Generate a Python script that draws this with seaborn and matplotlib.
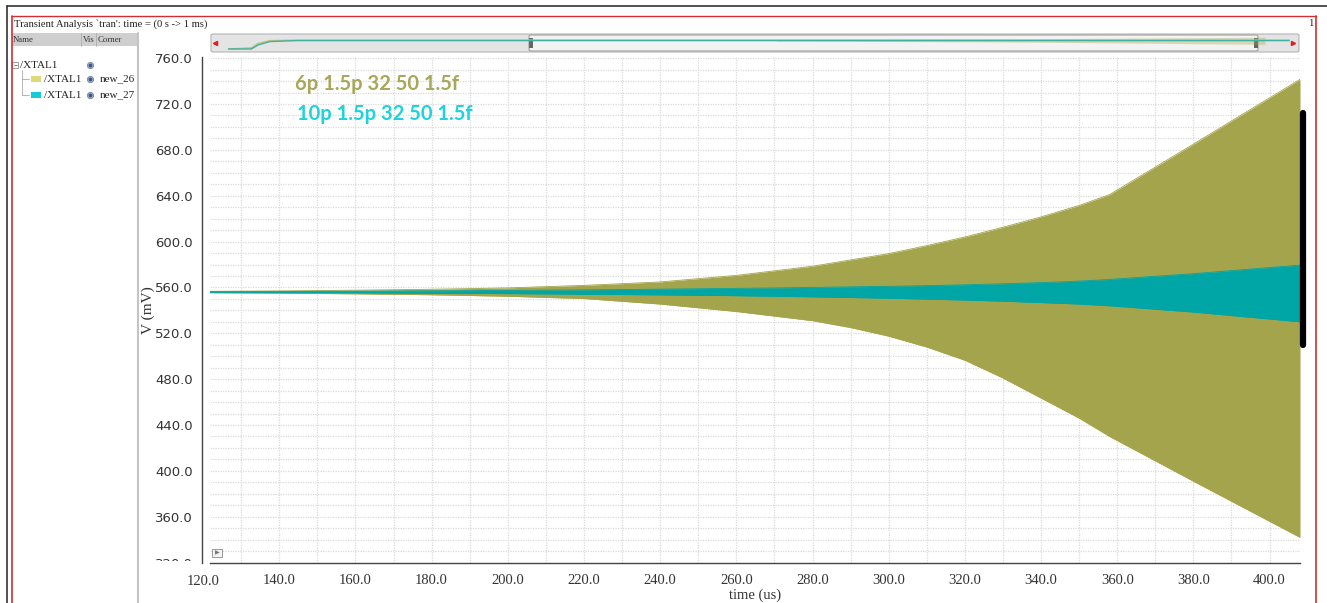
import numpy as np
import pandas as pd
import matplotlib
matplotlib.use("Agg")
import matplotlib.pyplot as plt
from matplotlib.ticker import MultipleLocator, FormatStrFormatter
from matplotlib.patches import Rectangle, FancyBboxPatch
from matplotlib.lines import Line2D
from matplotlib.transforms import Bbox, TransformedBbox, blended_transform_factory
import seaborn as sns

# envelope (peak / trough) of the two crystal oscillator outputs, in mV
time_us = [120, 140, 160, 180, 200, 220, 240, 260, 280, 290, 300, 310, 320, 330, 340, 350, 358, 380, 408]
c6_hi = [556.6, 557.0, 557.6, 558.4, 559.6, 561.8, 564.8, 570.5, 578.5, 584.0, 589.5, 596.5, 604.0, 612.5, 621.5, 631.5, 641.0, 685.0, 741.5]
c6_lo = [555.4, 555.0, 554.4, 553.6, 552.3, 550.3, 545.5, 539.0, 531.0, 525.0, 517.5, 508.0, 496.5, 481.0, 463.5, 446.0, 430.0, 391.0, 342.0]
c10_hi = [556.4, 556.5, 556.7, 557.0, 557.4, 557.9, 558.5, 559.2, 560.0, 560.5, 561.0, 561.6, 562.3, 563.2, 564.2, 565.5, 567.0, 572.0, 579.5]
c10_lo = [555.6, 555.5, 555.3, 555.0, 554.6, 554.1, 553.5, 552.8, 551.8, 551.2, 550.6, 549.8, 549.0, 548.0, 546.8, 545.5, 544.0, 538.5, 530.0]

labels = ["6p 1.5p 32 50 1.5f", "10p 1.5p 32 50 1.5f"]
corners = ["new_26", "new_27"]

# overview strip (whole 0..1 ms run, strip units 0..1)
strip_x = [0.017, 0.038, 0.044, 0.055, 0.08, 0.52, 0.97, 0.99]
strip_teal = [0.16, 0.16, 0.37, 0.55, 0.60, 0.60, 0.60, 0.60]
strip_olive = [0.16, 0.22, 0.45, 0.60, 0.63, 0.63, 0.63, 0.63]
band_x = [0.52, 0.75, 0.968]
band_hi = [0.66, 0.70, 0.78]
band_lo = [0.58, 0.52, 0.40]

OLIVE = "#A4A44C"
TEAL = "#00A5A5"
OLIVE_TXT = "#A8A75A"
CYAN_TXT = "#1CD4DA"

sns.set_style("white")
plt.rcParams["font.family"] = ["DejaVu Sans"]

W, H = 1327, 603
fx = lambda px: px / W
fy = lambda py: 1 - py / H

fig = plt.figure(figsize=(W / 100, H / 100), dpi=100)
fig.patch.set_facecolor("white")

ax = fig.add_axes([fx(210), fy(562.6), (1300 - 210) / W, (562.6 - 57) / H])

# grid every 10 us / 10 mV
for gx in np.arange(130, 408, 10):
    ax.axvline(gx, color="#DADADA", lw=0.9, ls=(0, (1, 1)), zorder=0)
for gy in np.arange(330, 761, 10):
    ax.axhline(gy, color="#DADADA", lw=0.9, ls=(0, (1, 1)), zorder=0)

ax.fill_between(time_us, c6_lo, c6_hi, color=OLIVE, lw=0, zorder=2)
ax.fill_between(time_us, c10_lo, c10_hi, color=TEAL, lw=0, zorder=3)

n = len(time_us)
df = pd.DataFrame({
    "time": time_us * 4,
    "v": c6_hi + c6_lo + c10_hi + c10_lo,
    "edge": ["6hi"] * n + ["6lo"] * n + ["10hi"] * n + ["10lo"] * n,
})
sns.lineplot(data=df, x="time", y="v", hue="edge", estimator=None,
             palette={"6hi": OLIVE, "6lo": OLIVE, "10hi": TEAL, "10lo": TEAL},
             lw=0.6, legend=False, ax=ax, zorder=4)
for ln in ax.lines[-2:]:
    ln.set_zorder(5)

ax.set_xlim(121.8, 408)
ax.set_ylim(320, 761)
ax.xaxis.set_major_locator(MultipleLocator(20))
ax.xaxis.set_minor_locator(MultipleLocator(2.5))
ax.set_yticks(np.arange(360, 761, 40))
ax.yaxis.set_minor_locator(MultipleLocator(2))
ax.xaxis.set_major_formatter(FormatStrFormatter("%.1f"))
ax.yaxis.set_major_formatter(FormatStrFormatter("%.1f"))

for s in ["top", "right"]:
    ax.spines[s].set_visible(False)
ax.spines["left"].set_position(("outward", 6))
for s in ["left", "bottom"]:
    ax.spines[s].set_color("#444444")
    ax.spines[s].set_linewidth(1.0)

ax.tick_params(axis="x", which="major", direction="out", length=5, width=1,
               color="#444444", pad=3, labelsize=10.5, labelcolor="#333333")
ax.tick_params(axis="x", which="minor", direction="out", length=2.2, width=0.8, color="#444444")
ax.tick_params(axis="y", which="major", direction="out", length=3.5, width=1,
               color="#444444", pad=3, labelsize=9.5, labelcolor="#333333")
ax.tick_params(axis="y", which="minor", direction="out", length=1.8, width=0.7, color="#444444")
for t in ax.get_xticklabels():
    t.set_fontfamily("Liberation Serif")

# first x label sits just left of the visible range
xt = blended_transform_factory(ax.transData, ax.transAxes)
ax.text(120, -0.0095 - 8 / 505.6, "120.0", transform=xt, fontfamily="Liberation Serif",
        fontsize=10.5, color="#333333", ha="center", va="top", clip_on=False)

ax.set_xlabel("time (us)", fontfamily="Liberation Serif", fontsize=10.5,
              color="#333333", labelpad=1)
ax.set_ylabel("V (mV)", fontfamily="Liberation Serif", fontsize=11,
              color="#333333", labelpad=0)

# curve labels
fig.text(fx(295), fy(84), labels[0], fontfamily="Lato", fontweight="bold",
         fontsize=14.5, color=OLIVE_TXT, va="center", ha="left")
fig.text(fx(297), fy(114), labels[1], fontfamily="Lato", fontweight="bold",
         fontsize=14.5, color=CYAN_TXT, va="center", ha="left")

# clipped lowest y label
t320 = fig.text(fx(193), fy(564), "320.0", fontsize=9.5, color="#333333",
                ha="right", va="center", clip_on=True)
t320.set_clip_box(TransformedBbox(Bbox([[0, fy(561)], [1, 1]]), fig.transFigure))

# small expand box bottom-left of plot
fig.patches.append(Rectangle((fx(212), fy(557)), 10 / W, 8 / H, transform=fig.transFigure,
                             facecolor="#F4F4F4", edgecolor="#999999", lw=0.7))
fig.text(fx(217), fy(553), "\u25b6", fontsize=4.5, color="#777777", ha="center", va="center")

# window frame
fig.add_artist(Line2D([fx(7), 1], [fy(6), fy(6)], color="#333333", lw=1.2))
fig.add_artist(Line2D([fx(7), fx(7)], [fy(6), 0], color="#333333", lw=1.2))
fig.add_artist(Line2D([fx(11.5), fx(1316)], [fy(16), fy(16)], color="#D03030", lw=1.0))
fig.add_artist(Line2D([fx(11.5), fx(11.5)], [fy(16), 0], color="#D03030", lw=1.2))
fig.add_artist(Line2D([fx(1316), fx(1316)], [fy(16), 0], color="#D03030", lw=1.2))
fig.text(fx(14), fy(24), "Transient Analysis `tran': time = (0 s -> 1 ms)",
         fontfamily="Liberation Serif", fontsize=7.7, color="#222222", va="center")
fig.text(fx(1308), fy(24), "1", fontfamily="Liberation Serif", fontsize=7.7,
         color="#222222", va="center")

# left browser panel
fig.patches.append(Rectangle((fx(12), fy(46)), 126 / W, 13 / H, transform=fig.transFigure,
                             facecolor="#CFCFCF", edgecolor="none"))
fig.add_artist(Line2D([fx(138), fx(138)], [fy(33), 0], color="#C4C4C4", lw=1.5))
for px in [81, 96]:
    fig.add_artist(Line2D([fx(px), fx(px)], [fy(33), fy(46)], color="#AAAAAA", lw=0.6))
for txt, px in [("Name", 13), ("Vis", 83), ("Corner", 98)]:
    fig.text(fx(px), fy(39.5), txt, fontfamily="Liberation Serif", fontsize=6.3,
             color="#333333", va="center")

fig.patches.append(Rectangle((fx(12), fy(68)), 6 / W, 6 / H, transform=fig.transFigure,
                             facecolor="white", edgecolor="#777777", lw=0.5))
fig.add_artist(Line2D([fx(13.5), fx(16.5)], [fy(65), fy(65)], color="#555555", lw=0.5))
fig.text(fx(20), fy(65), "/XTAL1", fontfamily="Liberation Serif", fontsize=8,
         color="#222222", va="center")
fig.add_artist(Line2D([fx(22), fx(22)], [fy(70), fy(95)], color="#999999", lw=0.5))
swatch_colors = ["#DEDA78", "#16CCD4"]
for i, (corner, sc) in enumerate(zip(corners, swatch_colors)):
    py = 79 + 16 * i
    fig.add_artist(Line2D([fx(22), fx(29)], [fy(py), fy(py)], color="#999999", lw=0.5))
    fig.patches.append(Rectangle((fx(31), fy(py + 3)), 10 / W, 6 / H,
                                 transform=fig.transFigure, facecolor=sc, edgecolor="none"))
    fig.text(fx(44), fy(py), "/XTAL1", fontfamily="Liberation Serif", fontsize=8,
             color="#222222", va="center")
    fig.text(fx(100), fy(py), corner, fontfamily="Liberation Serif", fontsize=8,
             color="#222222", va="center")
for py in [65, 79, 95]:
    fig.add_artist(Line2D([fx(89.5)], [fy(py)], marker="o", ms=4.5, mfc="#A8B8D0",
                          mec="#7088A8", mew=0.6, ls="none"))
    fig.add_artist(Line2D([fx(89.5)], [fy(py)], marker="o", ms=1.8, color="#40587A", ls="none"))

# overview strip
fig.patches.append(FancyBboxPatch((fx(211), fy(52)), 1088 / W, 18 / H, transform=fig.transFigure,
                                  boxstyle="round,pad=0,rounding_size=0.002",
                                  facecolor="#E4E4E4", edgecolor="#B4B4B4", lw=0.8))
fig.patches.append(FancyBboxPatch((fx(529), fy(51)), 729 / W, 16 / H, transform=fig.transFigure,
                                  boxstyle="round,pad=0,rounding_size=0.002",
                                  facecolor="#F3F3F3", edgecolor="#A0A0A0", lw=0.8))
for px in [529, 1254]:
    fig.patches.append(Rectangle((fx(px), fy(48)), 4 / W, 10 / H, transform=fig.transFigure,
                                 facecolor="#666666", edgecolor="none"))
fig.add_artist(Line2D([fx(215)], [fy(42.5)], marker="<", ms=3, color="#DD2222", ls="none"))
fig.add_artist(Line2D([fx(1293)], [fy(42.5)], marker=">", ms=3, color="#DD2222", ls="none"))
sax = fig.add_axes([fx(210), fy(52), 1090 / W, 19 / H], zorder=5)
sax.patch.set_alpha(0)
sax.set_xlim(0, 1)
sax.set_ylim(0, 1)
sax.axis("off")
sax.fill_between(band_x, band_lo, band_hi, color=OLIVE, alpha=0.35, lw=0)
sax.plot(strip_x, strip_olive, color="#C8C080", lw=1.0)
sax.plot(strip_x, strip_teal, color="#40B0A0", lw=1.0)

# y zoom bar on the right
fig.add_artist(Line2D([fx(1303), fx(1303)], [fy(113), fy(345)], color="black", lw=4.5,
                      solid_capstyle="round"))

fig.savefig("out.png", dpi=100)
———
> Required task
Every line from the top of the material above through the line with "import seaborn as sns" should be duplicated exactly, please; leave out the pictures.

> Exercise answer
Generate a Python script that draws this with seaborn and matplotlib.
import numpy as np
import pandas as pd
import matplotlib
matplotlib.use("Agg")
import matplotlib.pyplot as plt
from matplotlib.ticker import MultipleLocator, FormatStrFormatter
from matplotlib.patches import Rectangle, FancyBboxPatch
from matplotlib.lines import Line2D
from matplotlib.transforms import Bbox, TransformedBbox, blended_transform_factory
import seaborn as sns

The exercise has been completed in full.